Using HDR Photos in Real Estate Photography

Camera are amazing tools and have come a long way in their almost 200 year history. But there are some very real limitations in capturing the entire dynamic range of colors and shades of a scene in a photograph. That means that a scene that may have caught your eye doesn’t look so great when you take that image.

HDR photography, or high dynamic range photos reveal details in shadows and highlights that are typically lost in an image. We will talk about how that is accomplished a little later in this article.

Lets talk about the human eye for just a minute first. When you look out a bright window from within a room, your eyes like the camera cannot see detail in the dark areas in the room and the very bright areas outside the window at the same time. This is because the difference between the brightest element and the darkest element in the scene, the dynamic range is too great.
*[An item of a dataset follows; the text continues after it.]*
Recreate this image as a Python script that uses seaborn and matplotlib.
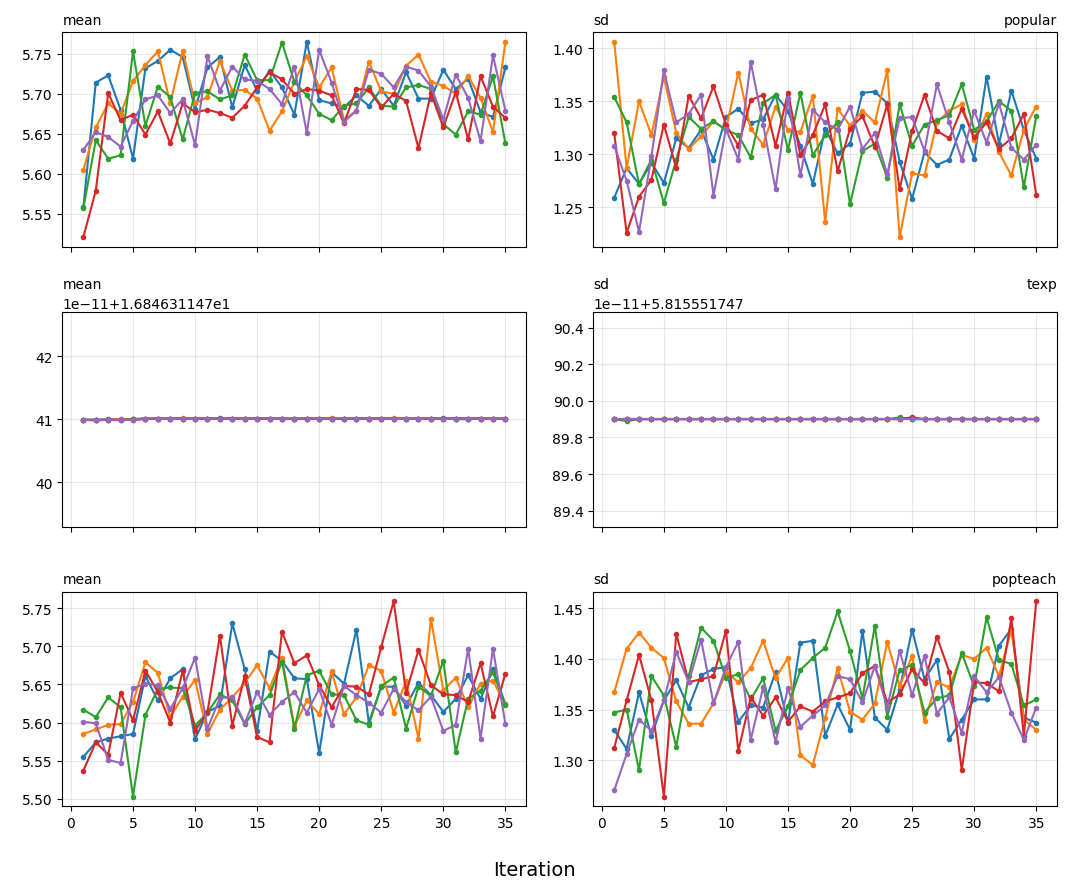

HDR photography reveals details lost in the shadows or highlights in a single image by combining multiple images that were all taken at different exposures. This HDR technique is commonly used in real estate photography and if done well you will be able to see detail inside a room as well as outside a window. If done poorly the colors often end up over saturated, the light areas of the image look hazy and the entire image can take on a somewhat surreal aesthetic. Perfecting this process is one of the key to great real estate photography.

The HDR process typically requires three or more images taken at different exposures (bracketed images). The goal is to produce a more evenly lit image where more detail is seen across the entire range of light and dark areas in your photograph. The process of combining images to make an HDR image may be done manually in various image editing software applications like Adobe Lightroom, Adobe Photoshop and Photomatix to name just a few. Some more recent DSLR cameras and smartphones can even perform this image merging internally, but that comes at a price, as you will lose some control over the final image output.